On August 29, 2000, a British court ruled that Irish Travellers were an ethnic group entitled to the same protections as other ethnic minorities in Britain in a landmark verdict. 

Judge Simon Goldstein, who presided over the case, ruled in favour of eight Travellers who claimed racial discrimination against five London pubs that refused to serve them because of their ethnic origin. 

The judge argued that Irish Travellers should be afforded the same protection under the UK's Race Relation Act as other ethnic minorities in Britain. 

Meanwhile, lawyers defending Punch Retail, which owned three of the five pubs involved in the case, argued that Irish Travellers were not covered by the Race Relations Act and so could be refused entry based on their origin. 

Judge Goldstein rejected the claims, however, and said that Irish Travellers have a history stretching back to the mid-19th century and said that they should be given protection as an ethnic group. 

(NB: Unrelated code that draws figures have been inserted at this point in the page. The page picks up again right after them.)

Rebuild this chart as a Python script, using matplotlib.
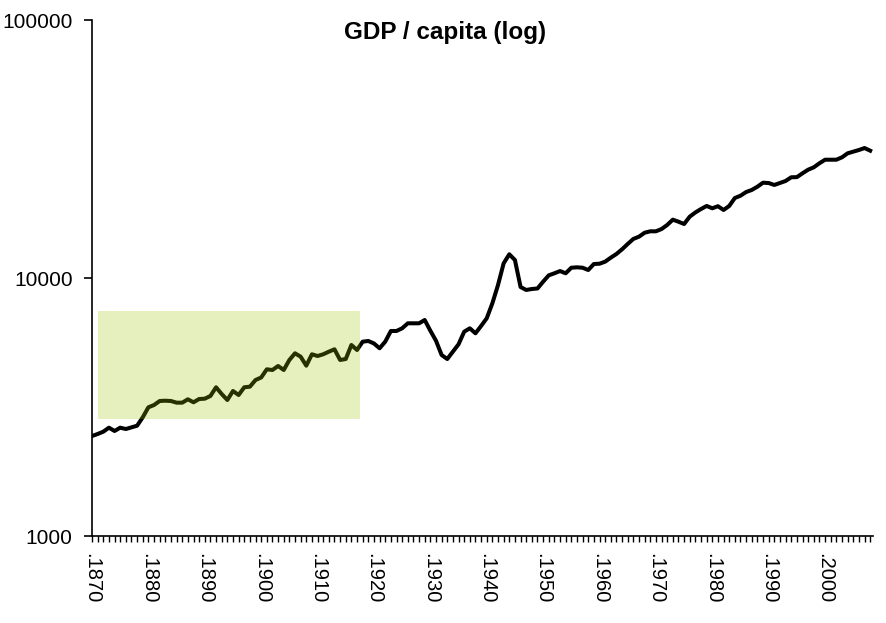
import matplotlib
matplotlib.use("Agg")
import matplotlib.pyplot as plt
from matplotlib.ticker import FixedLocator, FixedFormatter, MultipleLocator, NullLocator
from matplotlib.patches import Rectangle

plt.rcParams['font.family'] = ['Liberation Sans', 'DejaVu Sans']

# GDP per capita (log scale)
years = list(range(1870, 2009))
gdp = [
    2441, 2485, 2537, 2629, 2553, 2629, 2598, 2638, 2676, 2885,   # 1870s
    3154, 3219, 3336, 3345, 3336, 3287, 3287, 3387, 3298, 3396,   # 1880s
    3406, 3489, 3771, 3551, 3366, 3648, 3520, 3771, 3791, 4024,   # 1890s
    4115, 4427, 4400, 4560, 4400, 4811, 5107, 4955, 4573, 5062,   # 1900s
    4985, 5062, 5181, 5293, 4811, 4853, 5500, 5260, 5665, 5700,   # 1910s
    5575, 5341, 5665, 6232, 6232, 6383, 6674, 6674, 6674, 6874,   # 1920s
    6248, 5715, 5030, 4853, 5181, 5534, 6192, 6383, 6105, 6516,   # 1930s
    6980, 7980, 9395, 11400, 12360, 11740, 9229, 8986, 9066, 9107,  # 1940s
    9676, 10240, 10430, 10640, 10430, 10960, 11000, 10960, 10740, 11330,  # 1950s
    11360, 11570, 11990, 12390, 12920, 13550, 14170, 14460, 14980, 15170,  # 1960s
    15170, 15480, 16050, 16830, 16530, 16190, 17290, 17950, 18510, 19020,  # 1970s
    18630, 18980, 18350, 19020, 20420, 20840, 21540, 21940, 22590, 23410,  # 1980s
    23340, 22940, 23340, 23770, 24570, 24600, 25460, 26290, 26860, 27840,  # 1990s
    28740, 28740, 28740, 29360, 30430, 30870, 31340, 31900, 31150,         # 2000s
]
label_years = list(range(1870, 2001, 10))
y_ticks = [1000, 10000, 100000]

# highlighted period
hl_start, hl_end = 1871, 1917.6
hl_low, hl_high = 2834, 7450

fig = plt.figure(figsize=(8.86, 6.23), dpi=100)
ax = fig.add_axes([92 / 886, 1 - 536 / 623, (873 - 92) / 886, (536 - 20) / 623])

ax.plot(years, gdp, color='black', lw=2.9, solid_joinstyle='round', zorder=2)
ax.add_patch(Rectangle((hl_start, hl_low), hl_end - hl_start, hl_high - hl_low,
                       facecolor=(0.62, 0.78, 0.0), alpha=0.25, edgecolor='none', zorder=3))

ax.set_yscale('log')
ax.set_ylim(1000, 100000)
ax.yaxis.set_major_locator(FixedLocator(y_ticks))
ax.yaxis.set_major_formatter(FixedFormatter([str(v) for v in y_ticks]))
ax.yaxis.set_minor_locator(NullLocator())

ax.set_xlim(1870, 2008.5)
ax.xaxis.set_major_locator(FixedLocator(label_years))
ax.xaxis.set_major_formatter(FixedFormatter(['.' + str(y) for y in label_years]))
ax.xaxis.set_minor_locator(MultipleLocator(1))

for s in ['top', 'right']:
    ax.spines[s].set_visible(False)
for s in ['left', 'bottom']:
    ax.spines[s].set_linewidth(1.2)

ax.tick_params(axis='y', which='major', length=6, width=1.2, labelsize=15, pad=8)
ax.tick_params(axis='x', which='both', length=4, width=1.0, direction='out')
ax.tick_params(axis='x', which='major', labelsize=14.5, pad=8, labelrotation=270)

fig.text(445 / 886, 1 - 32 / 623, 'GDP / capita (log)', ha='center', va='center',
         fontsize=17.5, fontweight='bold')

fig.savefig('out.png', dpi=100)
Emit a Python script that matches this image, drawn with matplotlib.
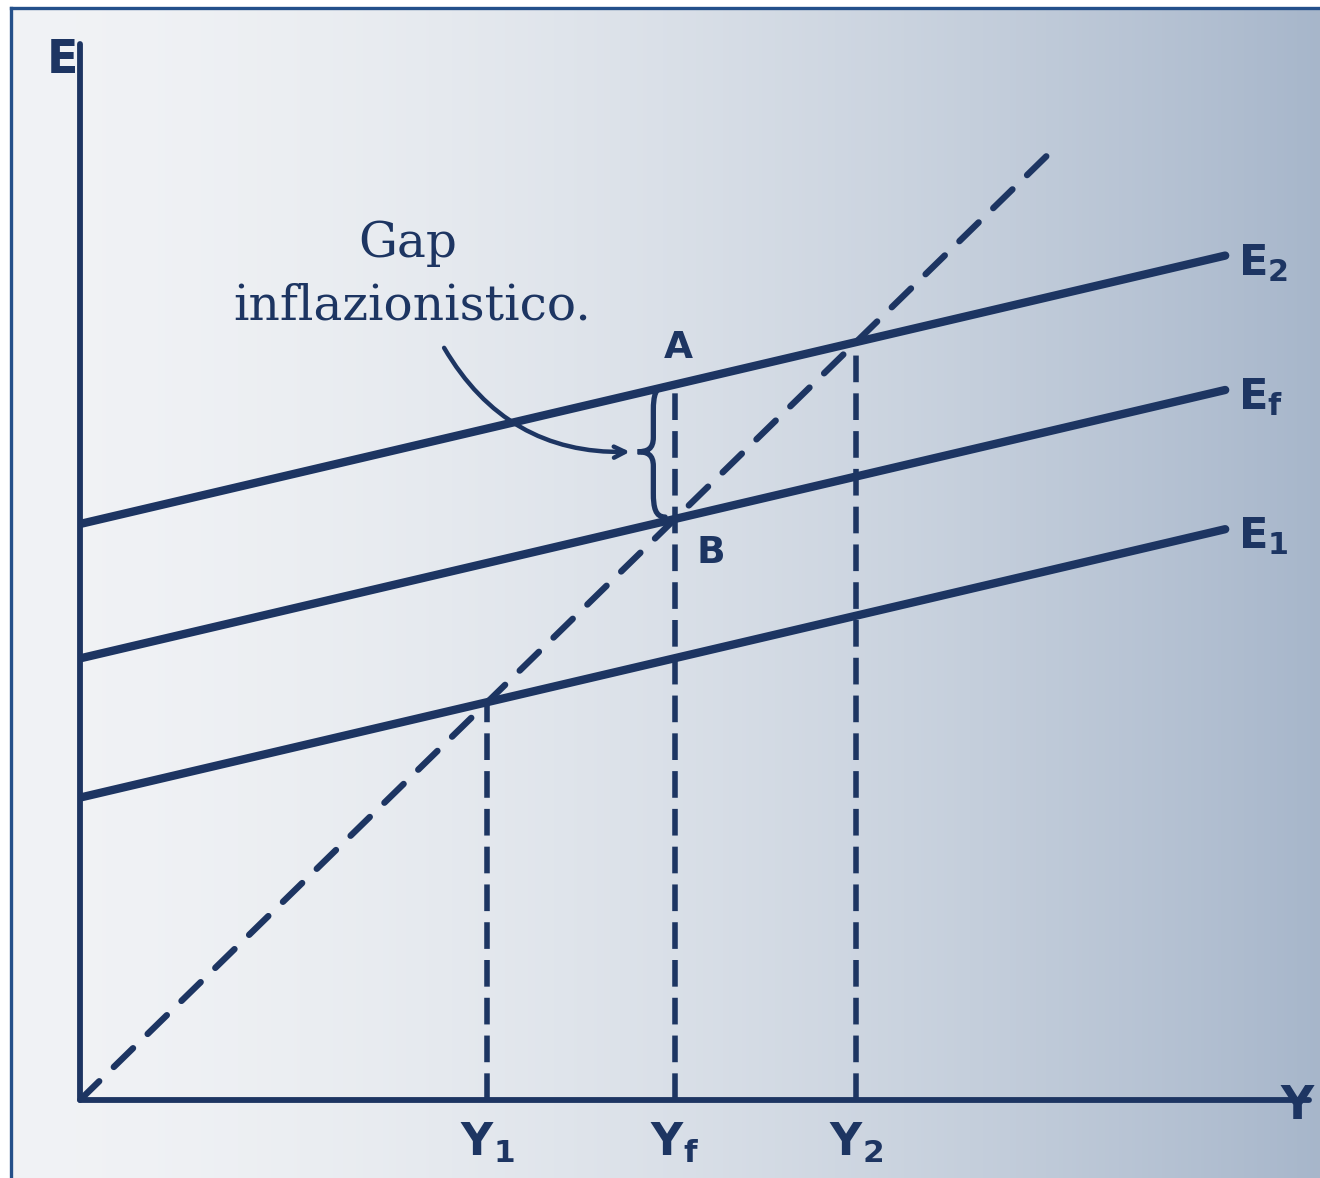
import numpy as np
import matplotlib.pyplot as plt
from matplotlib.path import Path
from matplotlib.patches import PathPatch

# rette della domanda aggregata E = a + b*Y
etichette_e = [r'$\mathbf{E_1}$', r'$\mathbf{E_f}$', r'$\mathbf{E_2}$']
intercette = [3.15, 4.6, 6.0]
pendenza = 0.24
# punti di equilibrio sull'asse Y
etichette_y = [r'$\mathbf{Y_1}$', r'$\mathbf{Y_f}$', r'$\mathbf{Y_2}$']
y_fine_rette = 11.65
y_fine_bisettrice = 9.95

blu = '#1d3562'
plt.rcParams['mathtext.fontset'] = 'dejavusans'

fig = plt.figure(figsize=(13.2, 11.78), dpi=100)

# sfondo: carta chiara a sinistra, più azzurrata a destra
sfondo = fig.add_axes([0, 0, 1, 1], zorder=-2)
t = np.linspace(0, 1, 400) ** 1.7
sx = np.array([0.945, 0.952, 0.962])
dx = np.array([0.655, 0.715, 0.795])
riga = sx[None, :] * (1 - t[:, None]) + dx[None, :] * t[:, None]
sfondo.imshow(riga[None, :, :], extent=[0, 1, 0, 1], aspect='auto')
sfondo.set_xlim(0, 1)
sfondo.set_ylim(0, 1)
sfondo.axis('off')
sfondo.fill_between([0, 1], 0.9932, 1, color='white')
sfondo.fill_between([0, 0.0083], 0, 1, color='white')
sfondo.plot([0.0083, 1], [0.9932, 0.9932], color='#24508a', lw=2.4)
sfondo.plot([0.0083, 0.0083], [0, 0.9932], color='#24508a', lw=2.4)

ax = fig.add_axes([80 / 1320, 78 / 1178, 12.6 * 98.3 / 1320, 11.2 * 96 / 1178])
ax.set_facecolor('none')
ax.set_xlim(0, 12.6)
ax.set_ylim(0, 11.2)
ax.set_xticks([])
ax.set_yticks([])
for lato in ['top', 'right']:
    ax.spines[lato].set_visible(False)
for lato in ['left', 'bottom']:
    ax.spines[lato].set_color(blu)
    ax.spines[lato].set_linewidth(4.2)
    ax.spines[lato].set_capstyle('round')
ax.spines['left'].set_bounds(0, 11.0)
ax.spines['bottom'].set_bounds(0, 12.5)

# bisettrice E = Y
ax.plot([0, y_fine_bisettrice], [0, y_fine_bisettrice], color=blu, lw=4.6,
        dashes=(4.2, 3.2), dash_capstyle='round', zorder=2)

# rette di spesa
xx = np.array([0, y_fine_rette])
for a, lab in zip(intercette, etichette_e):
    ax.plot(xx, a + pendenza * xx, color=blu, lw=6, solid_capstyle='round', zorder=3)
    ax.text(y_fine_rette + 0.13, a + pendenza * y_fine_rette - 0.2, lab, color=blu,
            fontsize=31, ha='left', va='baseline')

# equilibri e verticali tratteggiate
equilibri = [a / (1 - pendenza) for a in intercette]
y1, yf, y2 = equilibri
punto_a = intercette[2] + pendenza * yf
altezze = [y1, punto_a, y2]
for yv, h, lab in zip(equilibri, altezze, etichette_y):
    ax.plot([yv, yv], [0, h], color=blu, lw=4, dashes=(4.8, 2.0),
            dash_capstyle='butt', zorder=2)
    ax.text(yv, -0.22, lab, color=blu, fontsize=32, ha='center', va='top',
            clip_on=False)

ax.text(-0.18, 10.83, 'E', color=blu, fontsize=33, fontweight='bold',
        ha='center', va='center', clip_on=False)
ax.text(12.38, -0.07, 'Y', color=blu, fontsize=33, fontweight='bold',
        ha='center', va='center', clip_on=False)
ax.text(yf + 0.03, punto_a + 0.38, 'A', color=blu, fontsize=27, fontweight='bold',
        ha='center', va='center')
ax.text(yf + 0.36, intercette[1] + pendenza * yf - 0.35, 'B', color=blu,
        fontsize=27, fontweight='bold', ha='center', va='center')

# parentesi graffa tra A e B
top = punto_a - 0.02
bot = intercette[1] + pendenza * yf + 0.02
mid = (top + bot) / 2
xb = yf - 0.2
xt = yf - 0.38
verts = [(xb + 0.1, top), (xb, top), (xb - 0.02, top - 0.1), (xb - 0.02, top - 0.25),
         (xb - 0.02, mid + 0.15),
         (xb - 0.02, mid + 0.03), (xb - 0.08, mid), (xt, mid),
         (xb - 0.08, mid), (xb - 0.02, mid - 0.03), (xb - 0.02, mid - 0.15),
         (xb - 0.02, bot + 0.25),
         (xb - 0.02, bot + 0.1), (xb, bot), (xb + 0.1, bot)]
codes = [Path.MOVETO, Path.CURVE4, Path.CURVE4, Path.CURVE4,
         Path.LINETO,
         Path.CURVE4, Path.CURVE4, Path.CURVE4,
         Path.CURVE4, Path.CURVE4, Path.CURVE4,
         Path.LINETO,
         Path.CURVE4, Path.CURVE4, Path.CURVE4]
ax.add_patch(PathPatch(Path(verts, codes), facecolor='none', edgecolor=blu,
                       lw=3.8, capstyle='round', zorder=3))

# didascalia con freccia curva
serif = 'DejaVu Serif'
ax.text(3.33, 8.92, 'Gap', color=blu, fontsize=35, family=serif,
        ha='center', va='center')
ax.text(3.38, 8.27, 'inflazionistico.', color=blu, fontsize=35, family=serif,
        ha='center', va='center')
ax.annotate('', xy=(xt - 0.05, mid), xytext=(3.69, 7.86),
            arrowprops=dict(arrowstyle='->,head_length=0.8,head_width=0.4',
                            color=blu, lw=3.2,
                            connectionstyle='arc3,rad=0.3'))

fig.savefig('out.png', dpi=100)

"Modern Irish travellers are guided by the culture and traditions which have been handed down by generations. They do not go around reading history, they practise it," Goldstein said when delivering the verdict. 

He said that it would be hypocritical to omit Irish Travellers from the Race Relations Act and argued that it would create certain glaring anomalies. 

Judge Goldstein pointed to the fact that Romany Gypsies were covered under the legislation and said that Irish Travellers shared a number of similar characteristics with the group.

He additionally said that excluding Irish Travellers from the Race Relations Act would contradict the European Convention on Human Rights and also pointed to the fact that Travellers had already been afforded protection in other parts of the UK thanks to their inclusion in Northern Ireland's Race Relations Order. 

Patrick O'Leary and Michael, Margaret and Kathleen Kiely, four of the Travellers involved in the case, issued a statement following the verdict and said that they hoped other Travellers would use the law to fight racial discrimination. 

Establishments in the United Kingdom now face hefty fines for refusing entry to Travellers based on their ethnic origin.